RAW DATA ->

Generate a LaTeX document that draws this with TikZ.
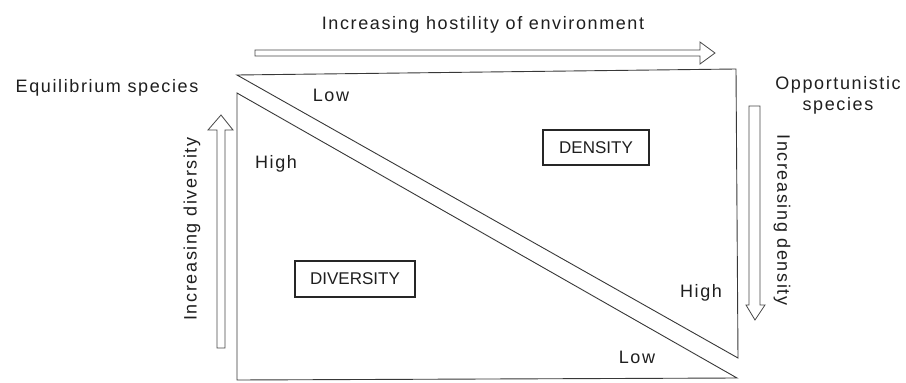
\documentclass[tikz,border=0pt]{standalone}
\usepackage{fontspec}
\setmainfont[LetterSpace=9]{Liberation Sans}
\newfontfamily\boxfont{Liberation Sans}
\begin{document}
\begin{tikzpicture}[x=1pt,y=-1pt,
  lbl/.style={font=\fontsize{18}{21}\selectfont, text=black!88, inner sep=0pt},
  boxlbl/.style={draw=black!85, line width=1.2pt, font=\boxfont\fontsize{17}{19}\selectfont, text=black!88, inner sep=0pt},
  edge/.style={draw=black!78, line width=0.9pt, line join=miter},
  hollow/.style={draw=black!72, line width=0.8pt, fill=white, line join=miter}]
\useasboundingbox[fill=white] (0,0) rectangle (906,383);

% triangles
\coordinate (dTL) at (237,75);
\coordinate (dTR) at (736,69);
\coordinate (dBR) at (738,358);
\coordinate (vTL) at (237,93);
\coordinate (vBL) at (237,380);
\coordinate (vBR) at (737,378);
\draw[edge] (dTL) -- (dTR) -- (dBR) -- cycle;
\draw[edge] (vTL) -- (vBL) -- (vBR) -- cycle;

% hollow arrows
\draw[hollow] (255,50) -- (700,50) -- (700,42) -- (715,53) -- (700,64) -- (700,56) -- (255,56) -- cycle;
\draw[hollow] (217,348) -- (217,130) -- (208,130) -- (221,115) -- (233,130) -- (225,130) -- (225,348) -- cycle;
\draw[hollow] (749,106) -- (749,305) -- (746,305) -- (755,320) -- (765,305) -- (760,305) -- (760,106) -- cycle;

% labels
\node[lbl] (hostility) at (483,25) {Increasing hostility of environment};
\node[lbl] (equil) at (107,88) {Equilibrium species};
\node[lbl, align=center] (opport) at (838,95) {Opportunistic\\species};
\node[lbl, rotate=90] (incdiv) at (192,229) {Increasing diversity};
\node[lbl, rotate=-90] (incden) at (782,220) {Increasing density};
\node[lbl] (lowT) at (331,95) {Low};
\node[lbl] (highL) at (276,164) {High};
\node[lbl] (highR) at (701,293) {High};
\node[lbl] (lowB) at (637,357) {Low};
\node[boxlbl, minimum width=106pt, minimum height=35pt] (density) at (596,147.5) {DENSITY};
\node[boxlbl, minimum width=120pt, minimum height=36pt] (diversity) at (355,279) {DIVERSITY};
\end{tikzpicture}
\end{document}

DIRECTIONS FOR THIS TASK -> Write the lines above out again exactly, without any of their pictures.

THE RESPONSE ->
Generate a LaTeX document that draws this with TikZ.
\documentclass[tikz,border=0pt]{standalone}
\usepackage{fontspec}
\setmainfont[LetterSpace=9]{Liberation Sans}
\newfontfamily\boxfont{Liberation Sans}
\begin{document}
\begin{tikzpicture}[x=1pt,y=-1pt,
  lbl/.style={font=\fontsize{18}{21}\selectfont, text=black!88, inner sep=0pt},
  boxlbl/.style={draw=black!85, line width=1.2pt, font=\boxfont\fontsize{17}{19}\selectfont, text=black!88, inner sep=0pt},
  edge/.style={draw=black!78, line width=0.9pt, line join=miter},
  hollow/.style={draw=black!72, line width=0.8pt, fill=white, line join=miter}]
\useasboundingbox[fill=white] (0,0) rectangle (906,383);

% triangles
\coordinate (dTL) at (237,75);
\coordinate (dTR) at (736,69);
\coordinate (dBR) at (738,358);
\coordinate (vTL) at (237,93);
\coordinate (vBL) at (237,380);
\coordinate (vBR) at (737,378);
\draw[edge] (dTL) -- (dTR) -- (dBR) -- cycle;
\draw[edge] (vTL) -- (vBL) -- (vBR) -- cycle;

% hollow arrows
\draw[hollow] (255,50) -- (700,50) -- (700,42) -- (715,53) -- (700,64) -- (700,56) -- (255,56) -- cycle;
\draw[hollow] (217,348) -- (217,130) -- (208,130) -- (221,115) -- (233,130) -- (225,130) -- (225,348) -- cycle;
\draw[hollow] (749,106) -- (749,305) -- (746,305) -- (755,320) -- (765,305) -- (760,305) -- (760,106) -- cycle;

% labels
\node[lbl] (hostility) at (483,25) {Increasing hostility of environment};
\node[lbl] (equil) at (107,88) {Equilibrium species};
\node[lbl, align=center] (opport) at (838,95) {Opportunistic\\species};
\node[lbl, rotate=90] (incdiv) at (192,229) {Increasing diversity};
\node[lbl, rotate=-90] (incden) at (782,220) {Increasing density};
\node[lbl] (lowT) at (331,95) {Low};
\node[lbl] (highL) at (276,164) {High};
\node[lbl] (highR) at (701,293) {High};
\node[lbl] (lowB) at (637,357) {Low};
\node[boxlbl, minimum width=106pt, minimum height=35pt] (density) at (596,147.5) {DENSITY};
\node[boxlbl, minimum width=120pt, minimum height=36pt] (diversity) at (355,279) {DIVERSITY};
\end{tikzpicture}
\end{document}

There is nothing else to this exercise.